The bicentenary of the birth of Simón Bolívar generated numerous congresses and an outpouring of writings and papers, not all of them well conceived and not all yet published. Among the many books which have marked the occasion, the contribution of Germán Arciniegas deserves particular consideration for its intellectual content and the distinction of the author. The book evidently holds a special place in his own mind, as he tells us in his foreword: “Anyone who looks up the catalogue in a public library will find that I have written forty books. But this is not the case. For fifty-five years I have been trying to write one single book, and this is its final chapter” (p. 12). The result, thankfully, is not a blow-by-blow account of the life and times of Bolívar. Rather, it is a series of substantial essays on major themes, formative influences, and background factors, with an emphasis on political ideas and Bolivarian thought, though without a firm structure or chronological framework. The book opens with a long discussion of British influence, interests, and policy, followed by a rather briefer glance at the United States. The central core is a study of the enlightenment in New Granada and its liberal aftermath, a section which is deliberately placed to precede, rather than follow, a discussion of the influence of France and the impact of Haiti. The book closes with a short essay on Bolívar’s place in Latin American independence, which reads like a lecture of 1983 vintage.
Precision in tracing ideological influences and intellectual causation is notoriously elusive, not least in a leader like Bolívar, whose ideas were a means to action and whose actions were based on many imperatives, political, military, and financial, as well as intellectual. Arciniegas does not overcome these difficulties. His account of intellectual trends does not inspire confidence, and his interpretation of British and European history is distorted in many respects. There is a tendency towards triumphalism in his treatment of Bolívar and Spanish American independence.
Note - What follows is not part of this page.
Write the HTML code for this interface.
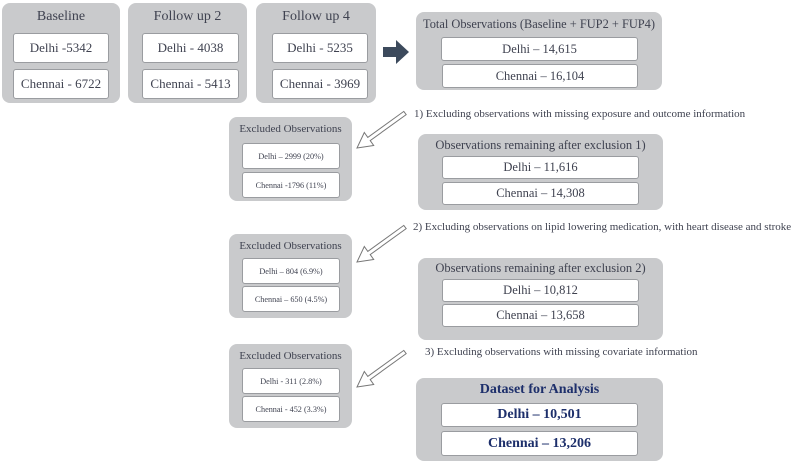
<!DOCTYPE html>
<html><head><style>
body{margin:0;width:800px;height:461px;background:#fff;position:relative;font-family:"Liberation Serif",serif;color:#3f4250;overflow:hidden}
.g{position:absolute;background:#c9cacc;border-radius:8px}
.w{position:absolute;background:#fff;border:1px solid #9a9ca0;border-radius:3px;box-sizing:border-box;display:flex;align-items:center;justify-content:center;white-space:nowrap}
.t{position:absolute;text-align:center;white-space:nowrap}
.l{position:absolute;white-space:nowrap;font-size:11px;color:#3f4250}
.b{font-weight:bold;color:#1d2f6b}
.m{font-size:12.5px}
.s{font-size:8.2px}
.e{font-size:11px}
</style></head><body>
<div class="g" style="left:2px;top:3px;width:118px;height:100px"></div>
<div class="t" style="left:2px;top:9px;width:118px;font-size:14px">Baseline</div>
<div class="w" style="left:13px;top:33px;width:96px;height:30px;font-size:13px">Delhi -5342</div>
<div class="w" style="left:13px;top:69px;width:96px;height:30px;font-size:13px">Chennai - 6722</div>

<div class="g" style="left:128px;top:3px;width:119px;height:100px"></div>
<div class="t" style="left:128px;top:9px;width:119px;font-size:14px">Follow up 2</div>
<div class="w" style="left:142px;top:33px;width:97px;height:30px;font-size:13px">Delhi - 4038</div>
<div class="w" style="left:142px;top:69px;width:97px;height:30px;font-size:13px">Chennai - 5413</div>

<div class="g" style="left:256px;top:3px;width:120px;height:100px"></div>
<div class="t" style="left:256px;top:9px;width:120px;font-size:14px">Follow up 4</div>
<div class="w" style="left:272px;top:33px;width:96px;height:30px;font-size:13px">Delhi - 5235</div>
<div class="w" style="left:272px;top:69px;width:96px;height:30px;font-size:13px">Chennai - 3969</div>

<svg style="position:absolute;left:0;top:0" width="800" height="461">
<polygon points="383,47 396,47 396,40 409,52 396,64 396,57 383,57" fill="#3c4a5c"/>
<g fill="#fff" stroke="#777" stroke-width="1" id="a">
<polygon points="406.2,114.6 370.2,140.6 373.7,145.5 357,148 364.3,132.5 367.8,137.4 403.8,111.4"/>
<polygon transform="translate(0,114)" points="406.2,114.6 370.2,140.6 373.7,145.5 357,148 364.3,132.5 367.8,137.4 403.8,111.4"/>
<polygon transform="translate(0,239)" points="406.2,114.6 370.2,140.6 373.7,145.5 357,148 364.3,132.5 367.8,137.4 403.8,111.4"/>
</g>
</svg>

<div class="g" style="left:416px;top:12px;width:246px;height:78px"></div>
<div class="t" style="left:416px;top:17px;width:246px;font-size:12.4px">Total Observations (Baseline + FUP2 + FUP4)</div>
<div class="w m" style="left:441px;top:37px;width:197px;height:24px">Delhi – 14,615</div>
<div class="w m" style="left:442px;top:64px;width:196px;height:24px">Chennai – 16,104</div>

<div class="l" style="left:414px;top:108px">1) Excluding observations with missing exposure and outcome information</div>

<div class="g" style="left:229px;top:117px;width:123px;height:84px"></div>
<div class="t e" style="left:229px;top:123px;width:123px">Excluded Observations</div>
<div class="w s" style="left:242px;top:143px;width:98px;height:26px">Delhi – 2999 (20%)</div>
<div class="w s" style="left:242px;top:172px;width:98px;height:26px">Chennai -1796 (11%)</div>

<div class="g" style="left:418px;top:134px;width:245px;height:76px"></div>
<div class="t m" style="left:418px;top:138px;width:245px">Observations remaining after exclusion 1)</div>
<div class="w m" style="left:442px;top:156px;width:197px;height:23px">Delhi – 11,616</div>
<div class="w m" style="left:442px;top:182px;width:197px;height:23px">Chennai – 14,308</div>

<div class="l" style="left:413px;top:221px">2) Excluding observations on lipid lowering medication, with heart disease and stroke</div>

<div class="g" style="left:229px;top:234px;width:123px;height:84px"></div>
<div class="t e" style="left:229px;top:240px;width:123px">Excluded Observations</div>
<div class="w s" style="left:242px;top:258px;width:98px;height:26px">Delhi – 804 (6.9%)</div>
<div class="w s" style="left:242px;top:286px;width:98px;height:26px">Chennai – 650 (4.5%)</div>

<div class="g" style="left:418px;top:258px;width:245px;height:82px"></div>
<div class="t m" style="left:418px;top:261px;width:245px">Observations remaining after exclusion 2)</div>
<div class="w m" style="left:442px;top:279px;width:197px;height:23px">Delhi – 10,812</div>
<div class="w m" style="left:442px;top:304px;width:197px;height:23px">Chennai – 13,658</div>

<div class="l" style="left:425px;top:346px">3) Excluding observations with missing covariate information</div>

<div class="g" style="left:229px;top:344px;width:123px;height:84px"></div>
<div class="t e" style="left:229px;top:350px;width:123px">Excluded Observations</div>
<div class="w s" style="left:242px;top:368px;width:98px;height:26px">Delhi - 311 (2.8%)</div>
<div class="w s" style="left:242px;top:396px;width:98px;height:26px">Chennai - 452 (3.3%)</div>

<div class="g" style="left:416px;top:378px;width:247px;height:83px"></div>
<div class="t b" style="left:416px;top:382px;width:247px;font-size:14px">Dataset for Analysis</div>
<div class="w b" style="left:441px;top:403px;width:197px;height:24px;font-size:14px">Delhi – 10,501</div>
<div class="w b" style="left:441px;top:431px;width:197px;height:25px;font-size:14px">Chennai – 13,206</div>
</body></html>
But his book has the merit of demonstrating that Europe was not the source of everything, that Bolívar was not a mere creature of his age, not a slave to French or North American examples. His own revolution was unique, and in developing his ideas and policies, he followed not the models of the Western world but the needs of his own America, an America whose historical identity has long been a prime preoccupation of the Colombian author.
Arciniegas does not address himself to the concept of the “age of revolution,” nor does he consider Hobsbawm’s thesis of the “dual revolution,” deriving its economic model from Britain and its political motivation from France. Yet it would strengthen his case to point out that neither of these conceptual frameworks can accommodate the movement led by Bolívar. The Enlightenment itself had a number of blind spots, one of which was nationalism; it failed to produce a concept of colonial liberation or war of independence. The Enlightenment, moreover, was not essentially an instrument of revolution. While it was hostile to entrenched privilege and to inequality before the law, it had little to say on economic inequalities or on the redistribution of resources within society. Arciniegas, too, remains silent on these aspects of the subject, though they were certainly present in Bolívar’s world and have since become part of the historiography of independence.